A reading of the. colloquy, more fully set forth by Judge Hastings, emphasizes that the court made it clear that the defendant, who had stood trial, would not be considered for probation and that the court was considering the information supplied only for the purpose of mitigation of the punishment about to be imposed. The court’s consideration of matters offered in mitigation should not be confused with defendant’s request for probation, a request which the court made crystal clear he was not even considering because of his “standing policy” to the effect that “that element of grace is removed from the consideration of the court” once a defendant stands trial. It is certain that the motion for presentence investigation, 18 U.S.C.A. rule 32 (c), and probation, was never received or acted upon by the district court.

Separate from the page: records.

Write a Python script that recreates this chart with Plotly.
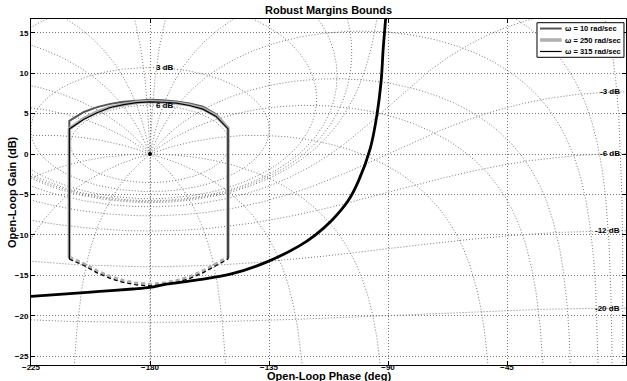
import numpy as np
import plotly.graph_objects as go

# ---------------- data ----------------
# open-loop response (Nichols curve)
loop_phase = [-225, -211.6, -199, -186.5, -180, -173.9, -161.4, -148.9, -136.2, -123.7,
              -117.4, -111.2, -104.9, -101.1, -96.7, -94.2, -92.6, -91.8, -90.9, -90.4]
loop_gain = [-17.6, -17.3, -17.0, -16.7, -16.5, -16.1, -15.55, -14.8, -13.4, -11.4,
             -10.0, -8.2, -5.7, -3.3, 0.7, 4.8, 9.0, 13.1, 16.7, 19.0]

# robust margin bounds
bound_names = ["ω = 10 rad/sec", "ω = 250 rad/sec", "ω = 315 rad/sec"]
top_phase = [-210.5, -205, -200, -195, -190, -185, -180, -175, -170, -165, -160, -155, -150.5]
top_gain_10 = [4.1, 5.2, 5.8, 6.2, 6.45, 6.6, 6.7, 6.65, 6.5, 6.25, 5.85, 4.9, 3.3]
top_gain_250 = [3.1, 4.4, 5.2, 5.8, 6.15, 6.4, 6.5, 6.45, 6.3, 6.05, 5.6, 4.7, 3.2]
top_gain_315 = [3.1, 4.3, 5.1, 5.75, 6.1, 6.35, 6.45, 6.4, 6.3, 6.0, 5.55, 4.65, 3.1]
bot_phase = [-210.5, -205, -200, -195, -190, -185, -180, -175, -170, -165, -160, -155, -150.5]
bot_gain_10 = [-12.9, -13.7, -14.6, -15.3, -15.8, -16.1, -16.2, -16.1, -15.8, -15.3, -14.6, -13.7, -12.9]
bot_gain_250 = [-12.8, -13.6, -14.5, -15.2, -15.7, -16.0, -16.15, -16.0, -15.7, -15.2, -14.5, -13.6, -12.8]
bot_gain_315 = [-13.0, -13.8, -14.7, -15.4, -15.9, -16.2, -16.3, -16.2, -15.9, -15.4, -14.7, -13.8, -13.0]

# Nichols grid (closed-loop gain in dB, closed-loop phase in deg)
ngrid_gains_db = [6, 3, 1, 0.5, 0.25, 0, -1, -3, -6, -12, -20, -40]
ngrid_phases = [1, 5, 10, 20, 30, 50, 90, 120, 150, 180]

x_ticks = [-225, -180, -135, -90, -45, 0]
y_ticks = [-25, -20, -15, -10, -5, 0, 5, 10, 15]
x_range = [-225, 0]
y_range = [-26.1, 16.7]

FONT = "Liberation Sans, Arial, sans-serif"
GRID = "rgb(120,120,120)"
DOT = "1px,2px"

fig = go.Figure()


def wrap(ph):
    ph = np.asarray(ph)
    return np.where(ph > 0, ph - 360, ph)


# iso-gain contours
for g in ngrid_gains_db:
    M = 10 ** (g / 20)
    if abs(M - 1) < 1e-12:
        ph = np.linspace(-269.5, -90.5, 1500)
        a = -0.5 / np.cos(np.radians(ph))
        gd = 20 * np.log10(a)
    elif M < 1:
        ph = np.linspace(-360, 0, 2000)
        c = np.cos(np.radians(ph))
        a = (M ** 2 * c + np.sqrt(M ** 4 * c ** 2 + M ** 2 * (1 - M ** 2))) / (1 - M ** 2)
        gd = 20 * np.log10(a)
    else:
        th = np.linspace(0, -2 * np.pi, 2000)
        T = M * np.exp(1j * th)
        L = T / (1 - T)
        ph = wrap(np.degrees(np.angle(L)))
        gd = 20 * np.log10(np.abs(L))
    fig.add_trace(go.Scatter(x=ph, y=gd, mode="lines", showlegend=False, hoverinfo="skip",
                             line=dict(color=GRID, width=1, dash=DOT)))

# iso-phase contours
Ms = np.logspace(-3, 3, 2500)
for p in ngrid_phases:
    for th_deg in sorted({-p, -(360 - p)}):
        T = Ms * np.exp(1j * np.radians(th_deg))
        L = T / (1 - T)
        ph = wrap(np.round(np.degrees(np.angle(L)), 9))
        gd = 20 * np.log10(np.abs(L))
        fig.add_trace(go.Scatter(x=ph, y=gd, mode="lines", showlegend=False, hoverinfo="skip",
                                 line=dict(color=GRID, width=1, dash=DOT)))

# grid labels
ann = []
for g in ngrid_gains_db:
    M = 10 ** (g / 20)
    if M > 1:
        yl = 20 * np.log10(M / (M - 1))
        if y_range[0] < yl < y_range[1]:
            ann.append(dict(x=-178.5, y=yl, text=f"{g:g} dB", xanchor="left", yanchor="middle",
                            showarrow=False, font=dict(size=8, family=FONT, color="black", weight="bold")))
    elif M < 1:
        yl = 20 * np.log10(M / (1 - M))
        if y_range[0] < yl < y_range[1]:
            ann.append(dict(x=-1.5, y=yl, text=f"{g:g} dB", xanchor="right", yanchor="middle",
                            showarrow=False, font=dict(size=8, family=FONT, color="black", weight="bold")))

# critical point
fig.add_trace(go.Scatter(x=[-180], y=[0], mode="markers", showlegend=False, hoverinfo="skip",
                         marker=dict(color="black", size=4)))

# bounds
styles = [dict(color="rgb(85,85,85)", width=2),
          dict(color="rgb(175,175,175)", width=3.5),
          dict(color="black", width=1.2)]
tops = [top_gain_10, top_gain_250, top_gain_315]
bots = [bot_gain_10, bot_gain_250, bot_gain_315]
for name, st, tg, bg in zip(bound_names, styles, tops, bots):
    xs = [bot_phase[0]] + top_phase + [bot_phase[-1]]
    ys = [bg[0]] + tg + [bg[-1]]
    fig.add_trace(go.Scatter(x=xs, y=ys, mode="lines", name=name, legendgroup=name, showlegend=False,
                             line=dict(color=st["color"], width=st["width"])))
    fig.add_trace(go.Scatter(x=bot_phase, y=bg, mode="lines", showlegend=False, legendgroup=name,
                             line=dict(color=st["color"], width=st["width"], dash="4px,3px")))

# open-loop curve
fig.add_trace(go.Scatter(x=loop_phase, y=loop_gain, mode="lines", showlegend=False,
                         line=dict(color="black", width=2.8), line_shape="spline"))

# legend box (drawn compactly, as in the original)
shapes = [dict(type="rect", xref="paper", yref="paper", x0=0.8504, x1=0.9966, y0=0.8893, y1=0.9893,
               line=dict(color="black", width=1), fillcolor="white", layer="above")]
row_y = [0.9725, 0.9393, 0.9061]
for name, st, ry in zip(bound_names, styles, row_y):
    shapes.append(dict(type="line", xref="paper", yref="paper", x0=0.8555, x1=0.8920, y0=ry, y1=ry,
                       line=dict(color=st["color"], width=st["width"]), layer="above"))
    ann.append(dict(x=0.8945, y=ry, xref="paper", yref="paper", text=name, showarrow=False,
                    xanchor="left", yanchor="middle",
                    font=dict(size=7.5, family=FONT, color="black", weight="bold")))

ann.append(dict(x=0.5, y=0, xref="paper", yref="paper", yshift=-10.5, text="Open-Loop Phase (deg)",
                showarrow=False, xanchor="center", yanchor="middle",
                font=dict(size=11, family=FONT, color="black", weight="bold")))
ann.append(dict(x=-0.032, y=0.5, xref="paper", yref="paper", text="Open-Loop Gain (dB)",
                showarrow=False, textangle=-90, xanchor="center", yanchor="middle",
                font=dict(size=11, family=FONT, color="black", weight="bold")))

fig.update_layout(
    width=627, height=381,
    margin=dict(l=31, r=1, t=19, b=16),
    paper_bgcolor="white", plot_bgcolor="white",
    title=dict(text="Robust Margins Bounds", x=0.524, xanchor="center", y=0.973, yanchor="middle",
               font=dict(size=11, family=FONT, color="black", weight="bold")),
    annotations=ann,
    shapes=shapes,
    showlegend=False,
)
axis_common = dict(showline=True, linecolor="black", linewidth=1, mirror="ticks",
                   ticks="inside", ticklen=4, tickcolor="black", showgrid=True,
                   gridcolor=GRID, griddash=DOT, gridwidth=1, zeroline=False,
                   tickfont=dict(size=8, family=FONT, color="black", weight="bold"))
fig.update_xaxes(range=x_range, tickvals=x_ticks, ticklabelstandoff=-6, **axis_common)
fig.update_yaxes(range=y_range, tickvals=y_ticks, **axis_common)

fig.write_html("out.html", config={"displayModeBar": False},
               post_script="document.body.style.margin='0';")
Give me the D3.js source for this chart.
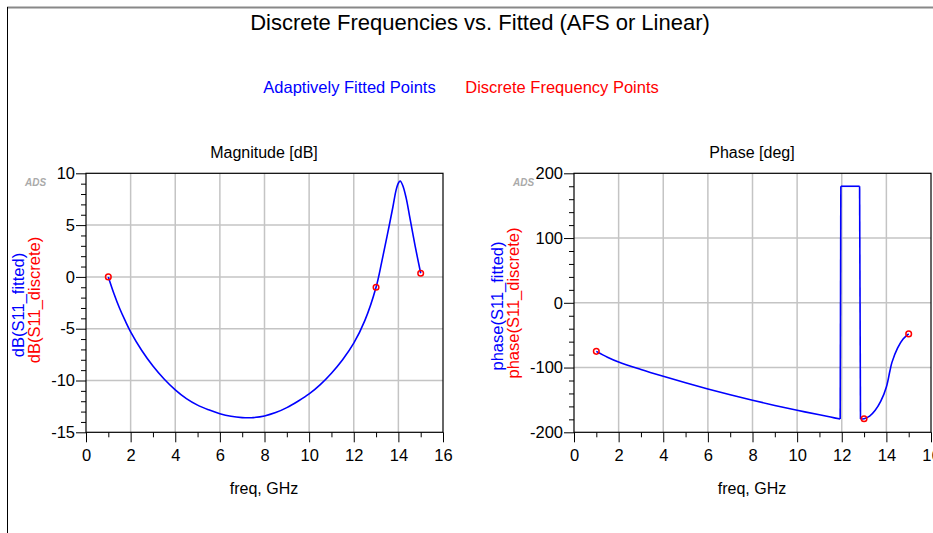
<!DOCTYPE html>
<html>
<head>
<meta charset="utf-8">
<script src="https://cdn.jsdelivr.net/npm/d3@7"></script>
<style>
  body { margin: 0; background: #fff; }
  svg { display: block; font-family: "Liberation Sans", Arial, sans-serif; }
</style>
</head>
<body>
<svg id="chart" width="933" height="533"></svg>
<script>
// magnitude, fitted curve (GHz, dB)
const magFreq = [1.0, 1.25, 1.5, 1.75, 2.0, 2.5, 3.0, 3.5, 4.0, 4.5, 5.0, 5.5, 6.0, 6.5, 7.0, 7.3, 7.5, 8.0, 8.5, 9.0, 9.5, 10.0, 10.5, 11.0, 11.5, 12.0, 12.5, 13.0, 13.25, 13.5, 13.75, 13.9, 14.0, 14.08, 14.2, 14.35, 14.5, 14.75, 15.0];
const magFit  = [0.0, -1.6, -3.0, -4.2, -5.3, -7.1, -8.6, -9.85, -10.9, -11.75, -12.38, -12.83, -13.2, -13.45, -13.58, -13.6, -13.58, -13.42, -13.1, -12.62, -12.0, -11.3, -10.4, -9.3, -8.0, -6.4, -4.2, -1.0, 1.4, 4.0, 6.7, 8.4, 9.05, 9.25, 8.8, 7.6, 5.9, 3.0, 0.35];
// phase, fitted curve (GHz, deg)
const phFreq = [1.0, 1.5, 2.0, 3.0, 4.0, 5.0, 6.0, 7.0, 8.0, 9.0, 10.0, 11.0, 11.5, 11.93, 11.96, 12.4, 12.8, 12.84, 13.0, 13.25, 13.5, 13.75, 14.0, 14.16, 14.25, 14.5, 14.75, 15.0];
const phFit  = [-75, -84, -91.5, -103, -113.5, -123.5, -133, -142, -150.5, -158.5, -166, -173, -176.5, -179.5, 180, 180, 180, -179.5, -179, -175, -166, -152, -130, -105, -92, -70, -56, -48];
// discrete frequency points
const discFreq = [1, 13, 15];
const discMag  = [0.0, -1.0, 0.35];
const discPh   = [-75, -179, -48];

const magTicks = [-15, -10, -5, 0, 5, 10];
const phTicks  = [-200, -100, 0, 100, 200];
const freqTicks = [0, 2, 4, 6, 8, 10, 12, 14, 16];

const svg = d3.select("#chart");

// outer frame
svg.append("line").attr("x1", 7).attr("x2", 933).attr("y1", 7.5).attr("y2", 7.5)
  .attr("stroke", "#888").attr("stroke-width", 2);
svg.append("line").attr("x1", 7.5).attr("x2", 7.5).attr("y1", 7).attr("y2", 533)
  .attr("stroke", "#000").attr("stroke-width", 1);

svg.append("text").attr("x", 480).attr("y", 30).attr("text-anchor", "middle")
  .attr("font-size", 22).text("Discrete Frequencies vs. Fitted (AFS or Linear)");

svg.append("text").attr("x", 349.5).attr("y", 93).attr("text-anchor", "middle")
  .attr("font-size", 16.5).attr("fill", "#0000ff").text("Adaptively Fitted Points");
svg.append("text").attr("x", 562).attr("y", 93).attr("text-anchor", "middle")
  .attr("font-size", 16.5).attr("fill", "#ff0000").text("Discrete Frequency Points");

function panel(opt) {
  const x = d3.scaleLinear().domain([0, 16]).range([opt.left, opt.left + 357]);
  const y = d3.scaleLinear().domain(opt.ydomain).range([432.3, 173.3]);
  const g = svg.append("g");

  // grid
  g.selectAll(".gx").data(freqTicks.slice(1, -1)).join("line")
    .attr("x1", d => x(d)).attr("x2", d => x(d)).attr("y1", y.range()[0]).attr("y2", y.range()[1])
    .attr("stroke", "#c4c4c4").attr("stroke-width", 1.5);
  g.selectAll(".gy").data(opt.yticks.slice(1, -1)).join("line")
    .attr("y1", d => y(d)).attr("y2", d => y(d)).attr("x1", x.range()[0]).attr("x2", x.range()[1])
    .attr("stroke", "#c4c4c4").attr("stroke-width", 1.5);

  // minor ticks
  g.append("g").attr("transform", `translate(0,${y.range()[0]})`)
    .call(d3.axisBottom(x).tickValues(d3.range(1, 16, 2)).tickSize(5).tickFormat("").tickSizeOuter(0))
    .call(a => a.select(".domain").remove());
  g.append("g").attr("transform", `translate(${x.range()[0]},0)`)
    .call(d3.axisLeft(y).tickValues(opt.minor).tickSize(5).tickFormat("").tickSizeOuter(0))
    .call(a => a.select(".domain").remove());

  // major axes (plain hyphen minus like the original)
  const fmt = d => String(d);
  const xa = g.append("g").attr("transform", `translate(0,${y.range()[0]})`)
    .call(d3.axisBottom(x).tickValues(freqTicks).tickFormat(fmt).tickSize(10).tickPadding(7).tickSizeOuter(0));
  const ya = g.append("g").attr("transform", `translate(${x.range()[0]},0)`)
    .call(d3.axisLeft(y).tickValues(opt.yticks).tickFormat(fmt).tickSize(10).tickPadding(1).tickSizeOuter(0));
  [xa, ya].forEach(a => {
    a.selectAll("text").attr("font-size", 16.5).attr("font-family", "Liberation Sans, Arial, sans-serif").attr("fill", "#000");
    a.select(".domain").remove();
  });

  // plot box
  g.append("rect").attr("x", x.range()[0]).attr("y", y.range()[1])
    .attr("width", x.range()[1] - x.range()[0]).attr("height", y.range()[0] - y.range()[1])
    .attr("fill", "none").attr("stroke", "#000").attr("stroke-width", 1.2);

  // fitted line: smooth runs, straight jumps where the phase wraps
  const pts = opt.fx.map((f, i) => [f, opt.fy[i]]);
  const runs = [[pts[0]]];
  for (let i = 1; i < pts.length; i++) {
    if (Math.abs(pts[i][1] - pts[i - 1][1]) > 180) runs.push([]);
    runs[runs.length - 1].push(pts[i]);
  }
  const smooth = d3.line().x(d => x(d[0])).y(d => y(d[1])).curve(d3.curveCatmullRom.alpha(0.5));
  const straight = d3.line().x(d => x(d[0])).y(d => y(d[1]));
  runs.forEach((r, k) => {
    g.append("path").datum(r).attr("d", smooth)
      .attr("fill", "none").attr("stroke", "#0000ff").attr("stroke-width", 1.6);
    if (k > 0) {
      g.append("path").datum([runs[k - 1][runs[k - 1].length - 1], r[0]]).attr("d", straight)
        .attr("fill", "none").attr("stroke", "#0000ff").attr("stroke-width", 1.6);
    }
  });

  // discrete points
  g.selectAll(".pt").data(discFreq.map((f, i) => [f, opt.dy[i]])).join("circle")
    .attr("cx", d => x(d[0])).attr("cy", d => y(d[1])).attr("r", 2.8)
    .attr("fill", "none").attr("stroke", "#ff0000").attr("stroke-width", 1.5);

  // titles
  const cx = opt.left + 178;
  svg.append("text").attr("x", cx).attr("y", 158).attr("text-anchor", "middle")
    .attr("font-size", 16).text(opt.title);
  svg.append("text").attr("x", cx).attr("y", 494).attr("text-anchor", "middle")
    .attr("font-size", 16).text("freq, GHz");

  // y labels
  svg.append("text").attr("transform", `translate(${opt.labX},${opt.labY1}) rotate(-90)`)
    .attr("text-anchor", "middle").attr("font-size", 16.5).attr("fill", "#0000ff").text(opt.lab1);
  svg.append("text").attr("transform", `translate(${opt.labX + 16},${opt.labY2}) rotate(-90)`)
    .attr("text-anchor", "middle").attr("font-size", 16.5).attr("fill", "#ff0000").text(opt.lab2);

  // watermark
  svg.append("text").attr("x", opt.left - 61).attr("y", 186).attr("font-size", 10)
    .attr("font-style", "italic").attr("font-weight", "bold").attr("fill", "#aaa").text("ADS");
}

panel({
  left: 86, ydomain: [-15, 10], yticks: magTicks,
  minor: d3.range(-14, 10, 1).filter(v => v % 5 !== 0),
  fx: magFreq, fy: magFit, dy: discMag,
  title: "Magnitude [dB]", lab1: "dB(S11_fitted)", lab2: "dB(S11_discrete)",
  labX: 24, labY1: 305, labY2: 300
});
panel({
  left: 574, ydomain: [-200, 200], yticks: phTicks,
  minor: d3.range(-180, 200, 20).filter(v => v % 100 !== 0),
  fx: phFreq, fy: phFit, dy: discPh,
  title: "Phase [deg]", lab1: "phase(S11_fitted)", lab2: "phase(S11_discrete)",
  labX: 503, labY1: 306, labY2: 303
});
</script>
</body>
</html>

Judge Hastings refers to the court’s statement that he was making the sentence less than he otherwise would. While the severity of the sentence imposed on. the defendant is irrelevant in deciding this appeal, we must point out the disparity between the sentence imposed by the court on Wiley, an accessory, and McGhee, the principal, driver of the truck and the most active participant in the crime. According to the uncontradicted statement of the government attorney, appearing in the record, McGhee had four prior felony convictions, was the ringleader in this matter, and, subsequent to this offense and while out on bond, committed two other similar offenses. Yet he was sentenced to prison for two years, while defendant Wiley, who had no prior criminal record, was sentenced to prison for three years.
For these reasons this cause is remanded to the district court with instructions that it perform the functions imposed upon it under the Probation Act, as herein indicated.
Judgment affirmed and cause remanded to District Court for consideration of defendant’s application for probation.
. Defendant was not named in Count I, which charged the defendants McGhee, Helen, and Kelley with stealing the articles also mentioned in Count II, in violation of 18 U.S.C.A. § 659.